# WORK TO DO
Reproduce every line of the listing as written, apart from the pictures.

# INFORMATION SUPPLIED
┌────────

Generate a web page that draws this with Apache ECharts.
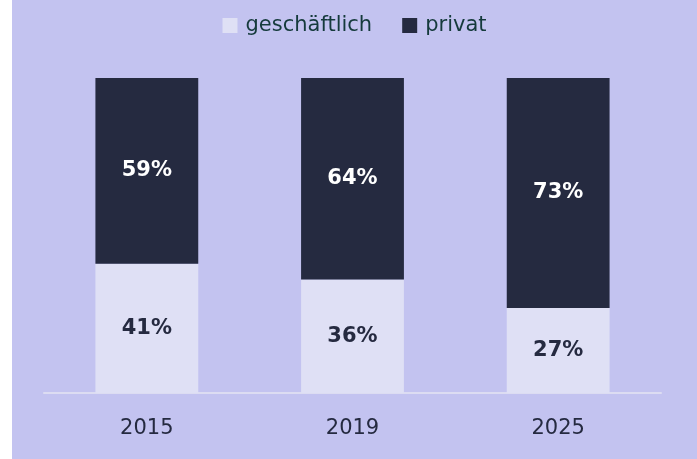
<!DOCTYPE html>
<html>
<head>
<meta charset="utf-8">
<script src="https://cdn.jsdelivr.net/npm/echarts@6/dist/echarts.min.js"></script>
<style>
  html, body { margin: 0; padding: 0; background: #fff; }
  #chart { position: absolute; left: 12px; top: 0; width: 685px; height: 459px; background: #c3c3f0; }
</style>
</head>
<body>
<div id="chart"></div>
<script>
const years = ["2015", "2019", "2025"];
const business = [41, 36, 27];
const personal = [59, 64, 73];

const chart = echarts.init(document.getElementById("chart"));

const font = "'DejaVu Sans', sans-serif";

const labelStyle = {
  show: true,
  position: "inside",
  formatter: "{c}%",
  color: "#252a40",
  fontSize: 21,
  fontWeight: "bold",
  fontFamily: font,
};

chart.setOption({
  backgroundColor: "#c3c3f0",
  legend: {
    top: 10,
    left: "center",
    itemWidth: 15,
    itemHeight: 15,
    itemGap: 30,
    icon: "rect",
    textStyle: { color: "#153a3c", fontSize: 21, fontFamily: font, padding: [0, 0, 0, 3] },
    data: ["geschäftlich", "privat"],
  },
  grid: { left: 32, right: 36, top: 78, bottom: 66 },
  xAxis: {
    type: "category",
    data: years,
    axisLine: { lineStyle: { color: "#dcdcf2", width: 2 } },
    axisTick: { show: false },
    axisLabel: { color: "#252a40", fontSize: 21, margin: 25, fontFamily: font },
  },
  yAxis: { type: "value", min: 0, max: 100, show: false },
  series: [
    {
      name: "geschäftlich",
      type: "bar",
      stack: "total",
      data: business,
      barWidth: "50%",
      itemStyle: { color: "#dfe0f5" },
      label: labelStyle,
    },
    {
      name: "privat",
      type: "bar",
      stack: "total",
      data: personal,
      itemStyle: { color: "#252a40" },
      label: { ...labelStyle, color: "#ffffff" },
    },
  ],
});
</script>
</body>
</html>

└────────

# FULL SOLUTION
Generate a web page that draws this with Apache ECharts.
<!DOCTYPE html>
<html>
<head>
<meta charset="utf-8">
<script src="https://cdn.jsdelivr.net/npm/echarts@6/dist/echarts.min.js"></script>
<style>
  html, body { margin: 0; padding: 0; background: #fff; }
  #chart { position: absolute; left: 12px; top: 0; width: 685px; height: 459px; background: #c3c3f0; }
</style>
</head>
<body>
<div id="chart"></div>
<script>
const years = ["2015", "2019", "2025"];
const business = [41, 36, 27];
const personal = [59, 64, 73];

const chart = echarts.init(document.getElementById("chart"));

const font = "'DejaVu Sans', sans-serif";

const labelStyle = {
  show: true,
  position: "inside",
  formatter: "{c}%",
  color: "#252a40",
  fontSize: 21,
  fontWeight: "bold",
  fontFamily: font,
};

chart.setOption({
  backgroundColor: "#c3c3f0",
  legend: {
    top: 10,
    left: "center",
    itemWidth: 15,
    itemHeight: 15,
    itemGap: 30,
    icon: "rect",
    textStyle: { color: "#153a3c", fontSize: 21, fontFamily: font, padding: [0, 0, 0, 3] },
    data: ["geschäftlich", "privat"],
  },
  grid: { left: 32, right: 36, top: 78, bottom: 66 },
  xAxis: {
    type: "category",
    data: years,
    axisLine: { lineStyle: { color: "#dcdcf2", width: 2 } },
    axisTick: { show: false },
    axisLabel: { color: "#252a40", fontSize: 21, margin: 25, fontFamily: font },
  },
  yAxis: { type: "value", min: 0, max: 100, show: false },
  series: [
    {
      name: "geschäftlich",
      type: "bar",
      stack: "total",
      data: business,
      barWidth: "50%",
      itemStyle: { color: "#dfe0f5" },
      label: labelStyle,
    },
    {
      name: "privat",
      type: "bar",
      stack: "total",
      data: personal,
      itemStyle: { color: "#252a40" },
      label: { ...labelStyle, color: "#ffffff" },
    },
  ],
});
</script>
</body>
</html>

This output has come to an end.